One deal I have with myself as a traveler is that I will partake of every opportunity to see something that advertises itself as a museum (I could stop the sentence there and it would be mostly true) of the cold war period. This has led me into some truly awful, abysmal, corn-ball shit (the "Spy Museum" in DC is among the funniest things I've seen that was not intended to be funny) and a few interesting places as well.
This will sound bad, but I don't go into such places to learn anything. I don't mean that I already know it all; it's more that I could get all the information I could ever want from any number of books, online sources, documentaries, and so on. So, and I suspect this is a big reason behind the Disneyfication of museums everywhere, they have to find an interesting way to tell the story.
Finding out that Prague has a "Museum of Communism" was a no-hesitation moment for me. Finding out once we arrived that it is located in a tourist-heavy area and thus would likely cater to American tastes was icing on the cake. This would be BAD.

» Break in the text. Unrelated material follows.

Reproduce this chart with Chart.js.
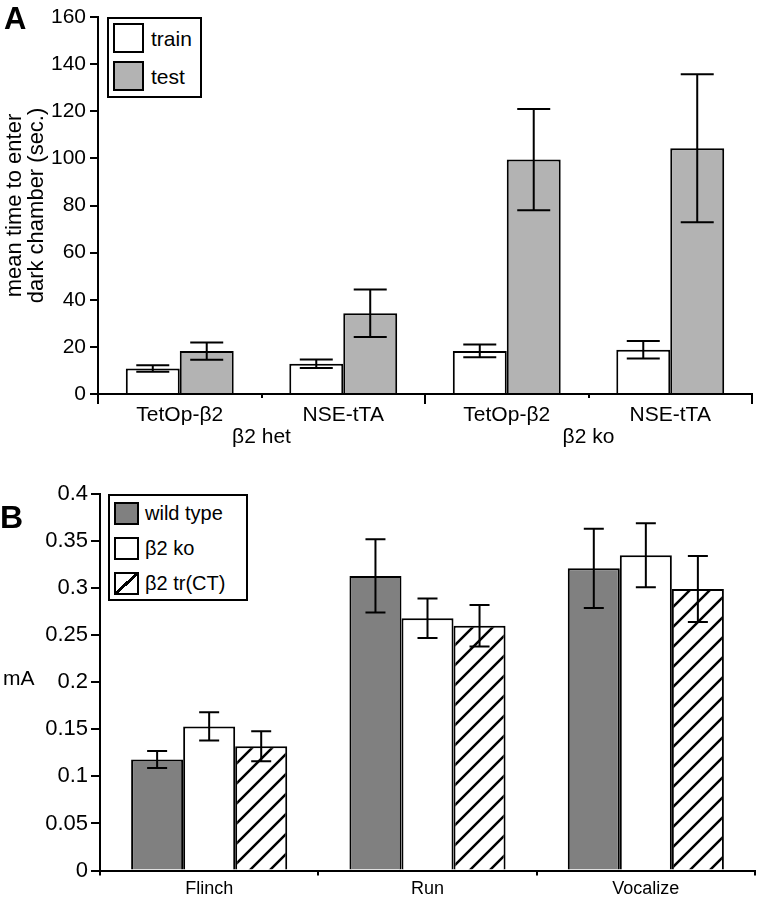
<!DOCTYPE html>
<html lang="en">

<head>
  <meta charset="UTF-8" />
  <title>Passive avoidance and shock sensitivity</title>
  <script src="https://cdn.jsdelivr.net/npm/chart.js"></script>
  <style>
    body {
      margin: 0;
      background: #fff;
      font-family: 'Liberation Sans', Arial, sans-serif;
      color: #000;
    }

    #wrap {
      position: relative;
      width: 757px;
      height: 900px;
    }

    .abs {
      position: absolute;
    }

    .letter {
      position: absolute;
      font-weight: bold;
      line-height: 1;
    }

    .legend-box {
      position: absolute;
      border: 2px solid #000;
      box-sizing: border-box;
      background: #fff;
    }

    .swatch {
      position: absolute;
      border: 2px solid #000;
      box-sizing: border-box;
    }

    .legend-text {
      position: absolute;
      white-space: nowrap;
      line-height: 1;
    }
  </style>
</head>

<body>
  <div id="wrap">
    <canvas id="chartA" class="abs" style="left:0;top:0" width="757" height="460"></canvas>
    <canvas id="chartB" class="abs" style="left:0;top:460px" width="757" height="440"></canvas>

    <div class="letter" style="left:4px;top:3px;font-size:31px">A</div>
    <div class="letter" style="left:0;top:501px;font-size:32px">B</div>
    <div class="legend-text" style="left:3px;top:667px;font-size:21px">mA</div>

    <!-- legend A -->
    <div class="legend-box" style="left:107px;top:17px;width:95px;height:81px"></div>
    <div class="swatch" style="left:113px;top:23px;width:31px;height:30px;background:#fff"></div>
    <div class="legend-text" style="left:151px;top:28px;font-size:21px">train</div>
    <div class="swatch" style="left:113px;top:61px;width:31px;height:30px;background:#b3b3b3"></div>
    <div class="legend-text" style="left:151px;top:66px;font-size:21px">test</div>

    <!-- legend B -->
    <div class="legend-box" style="left:108px;top:494px;width:140px;height:107px"></div>
    <div class="swatch" style="left:114px;top:502px;width:25px;height:23px;background:#808080"></div>
    <div class="legend-text" style="left:145px;top:503px;font-size:20px">wild type</div>
    <div class="swatch" style="left:114px;top:537px;width:25px;height:23px;background:#fff"></div>
    <div class="legend-text" style="left:145px;top:538px;font-size:20px">β2 ko</div>
    <div class="swatch"
      style="left:114px;top:572px;width:25px;height:23px;background:linear-gradient(to bottom right,#fff calc(50% - 1.5px),#000 calc(50% - 1.5px),#000 calc(50% + 1.5px),#fff calc(50% + 1.5px))">
    </div>
    <div class="legend-text" style="left:145px;top:573px;font-size:20px">β2 tr(CT)</div>
  </div>

  <script>
    // panel A: time to enter dark chamber
    const lineLabels = ['TetOp-β2', 'NSE-tTA', 'TetOp-β2', 'NSE-tTA'];
    const genotypeLabels = ['β2 het', 'β2 ko'];
    const trainMean = [10.8, 12.8, 18.3, 18.8];
    const trainErr = [1.4, 1.8, 2.7, 3.7];
    const testMean = [18.2, 34.3, 99.5, 104.3];
    const testErr = [3.7, 10.1, 21.5, 31.4];
    const ticksA = [0, 160, 20];

    // panel B: shock threshold
    const behaviours = ['Flinch', 'Run', 'Vocalize'];
    const wildMean = [0.118, 0.313, 0.321];
    const wildErr = [0.009, 0.039, 0.042];
    const koMean = [0.153, 0.268, 0.335];
    const koErr = [0.015, 0.021, 0.034];
    const trMean = [0.132, 0.260, 0.299];
    const trErr = [0.016, 0.022, 0.035];
    const ticksB = [0, 0.4, 0.05];

    Chart.defaults.font.family = "'Liberation Sans', Arial, sans-serif";
    Chart.defaults.color = '#000';

    const errorBars = {
      id: 'errorBars',
      afterDatasetsDraw(chart, args, opts) {
        const ctx = chart.ctx;
        const y = chart.scales.y;
        const half = opts.capWidth / 2;
        ctx.save();
        ctx.strokeStyle = '#000';
        ctx.lineWidth = 2;
        chart.data.datasets.forEach((ds, i) => {
          chart.getDatasetMeta(i).data.forEach((bar, j) => {
            const top = y.getPixelForValue(ds.data[j] + ds.errors[j]);
            const bot = y.getPixelForValue(ds.data[j] - ds.errors[j]);
            ctx.beginPath();
            ctx.moveTo(bar.x, top);
            ctx.lineTo(bar.x, bot);
            ctx.moveTo(bar.x - half, top);
            ctx.lineTo(bar.x + half, top);
            ctx.moveTo(bar.x - half, bot);
            ctx.lineTo(bar.x + half, bot);
            ctx.stroke();
          });
        });
        ctx.restore();
      }
    };

    function hatch() {
      const c = document.createElement('canvas');
      c.width = c.height = 20;
      const g = c.getContext('2d');
      g.fillStyle = '#fff';
      g.fillRect(0, 0, 20, 20);
      g.strokeStyle = '#000';
      g.lineWidth = 2.5;
      g.beginPath();
      g.moveTo(-2, 22); g.lineTo(22, -2);
      g.moveTo(-2, 2); g.lineTo(2, -2);
      g.moveTo(18, 22); g.lineTo(22, 18);
      g.stroke();
      return g.createPattern(c, 'repeat');
    }

    const axisLine = { color: '#000', width: 2 };

    new Chart(document.getElementById('chartA'), {
      type: 'bar',
      data: {
        labels: lineLabels,
        datasets: [
          { label: 'train', data: trainMean, errors: trainErr, backgroundColor: '#fff', borderColor: '#000', borderWidth: 2, categoryPercentage: 0.66, barPercentage: 1 },
          { label: 'test', data: testMean, errors: testErr, backgroundColor: '#b3b3b3', borderColor: '#000', borderWidth: 2, categoryPercentage: 0.66, barPercentage: 1 }
        ]
      },
      options: {
        responsive: false,
        animation: false,
        layout: { padding: { top: 17, right: 5, bottom: 0, left: 0 } },
        plugins: { legend: { display: false }, tooltip: { enabled: false }, errorBars: { capWidth: 33 } },
        scales: {
          x: {
            grid: { drawOnChartArea: false, offset: true, tickLength: 4, color: '#000', lineWidth: 2 },
            border: axisLine,
            ticks: { font: { size: 21 }, padding: 5, maxRotation: 0, autoSkip: false },
            afterFit: s => { s.height = 66; }
          },
          x2: {
            type: 'category',
            axis: 'x',
            labels: genotypeLabels,
            position: { y: 0 },
            offset: true,
            grid: { drawOnChartArea: false, offset: true, tickLength: 10, color: '#000', lineWidth: 2 },
            border: { display: false },
            ticks: { font: { size: 21 }, padding: 21, maxRotation: 0 }
          },
          y: {
            min: ticksA[0], max: ticksA[1],
            ticks: { stepSize: ticksA[2], font: { size: 21 }, padding: 4 },
            grid: { drawOnChartArea: false, tickLength: 8, color: '#000', lineWidth: 2 },
            border: axisLine,
            title: { display: true, text: ['mean time to enter', 'dark chamber (sec.)'], font: { size: 22, lineHeight: 1 }, padding: { top: 4, bottom: 0 } },
            afterFit: s => { s.width = 98; }
          }
        }
      },
      plugins: [errorBars]
    });

    const barStyle = { borderColor: '#000', borderWidth: 2, categoryPercentage: 0.715, barPercentage: 1 };

    new Chart(document.getElementById('chartB'), {
      type: 'bar',
      data: {
        labels: behaviours,
        datasets: [
          { label: 'wild type', data: wildMean, errors: wildErr, backgroundColor: '#808080', ...barStyle },
          { label: 'β2 ko', data: koMean, errors: koErr, backgroundColor: '#fff', ...barStyle },
          { label: 'β2 tr(CT)', data: trMean, errors: trErr, backgroundColor: hatch(), ...barStyle }
        ]
      },
      options: {
        responsive: false,
        animation: false,
        layout: { padding: { top: 34, right: 2, bottom: 0, left: 0 } },
        plugins: { legend: { display: false }, tooltip: { enabled: false }, errorBars: { capWidth: 20 } },
        scales: {
          x: {
            grid: { drawOnChartArea: false, offset: true, tickLength: 5, color: '#000', lineWidth: 2 },
            border: axisLine,
            ticks: { font: { size: 18 }, padding: 3, maxRotation: 0, autoSkip: false },
            afterFit: s => { s.height = 29.5; }
          },
          y: {
            min: ticksB[0], max: ticksB[1],
            ticks: { stepSize: ticksB[2], font: { size: 22 }, padding: 3, callback: v => String(+v.toFixed(2)) },
            grid: { drawOnChartArea: false, tickLength: 9, color: '#000', lineWidth: 2 },
            border: axisLine,
            afterFit: s => { s.width = 100; }
          }
        }
      },
      plugins: [errorBars]
    });
  </script>
</body>

</html>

On one count the place was legitimately good – everything was presented from a Czech perspective. That was refreshing. I feel like younger people (those who don't remember pre-1989) could learn a lot there. Points of reference as specific as addresses, small towns, and stories from normal people were used widely for context. I mean, I know that's not exactly rare in the museum world now but as shit as I was expecting the place to be, it was welcome.
The editorial perspective, though, was weird. It's always weird on this topic. It's clearly the "See? Communism failed! You are so lucky not to have to live in this failed system!" perspective, as every take on the Soviet bloc written after 1989 has used. Hooray! Capitalism won! Here's an enormous list of flaws with centrally planned government.
The genius of that framing is that it's impossible to refute in a vacuum. Clearly nobody really misses a system in which toilet paper was a rare commodity. It's indisputable that if you judge systems by their ability to churn out consumer products, there's no comparison. If you give people a choice between two systems that don't really work and one has ample, cheap Ass Paper, they're going to pick that one every time.
The irony, though, is that focusing attention exclusively on the failings of "Communism" is a great way to allow people of a certain mindset to walk out thinking, "See? Communism sucked!" without prompting any kind of reflection about the system we live in now. Because aside from the obvious gap in ability to make cheap shit to fill store shelves, every criticism in the entire museum was as applicable to modern capitalism as to Soviet-style communism.
Oh, under communism lots of people were imprisoned? People didn't feel free? Government was corrupt and unresponsive? Wow interesting tell me more. Through that lens even the line of argument that capitalism is awesome for consumption looks a little wobbly; "Most people couldn't get the things they wanted or needed" sounds an awful lot like "Most people can't afford the things they want or need" and the difference is semantic. I guess if the reason people end up under-provided for is the most important thing to you, that argument is worth having. In practice it isn't.
I liked all the photos and video of Wenceslas Square during the events of 1989. In that era it looked gray, dull, and absent any obvious symbols of affluence. Today it's crammed with equally sad, but in the sense that every available inch of space has been crammed full of foreign chain stores. The Jan Palach memorial is about 25 feet from a McDonald's. Across the square from that is a casino. It's gaudy and shitty and sad in a very affluent First World way that you can experience in just about any city on Earth.
It's not that the argument about a "failed system" is flawed. That doesn't bother me. What does bother me is the absence of recognition that it has been replaced with an equally flawed system. There was and is no "winner." People with power and money simply decided one set of flaws was more to their liking than another.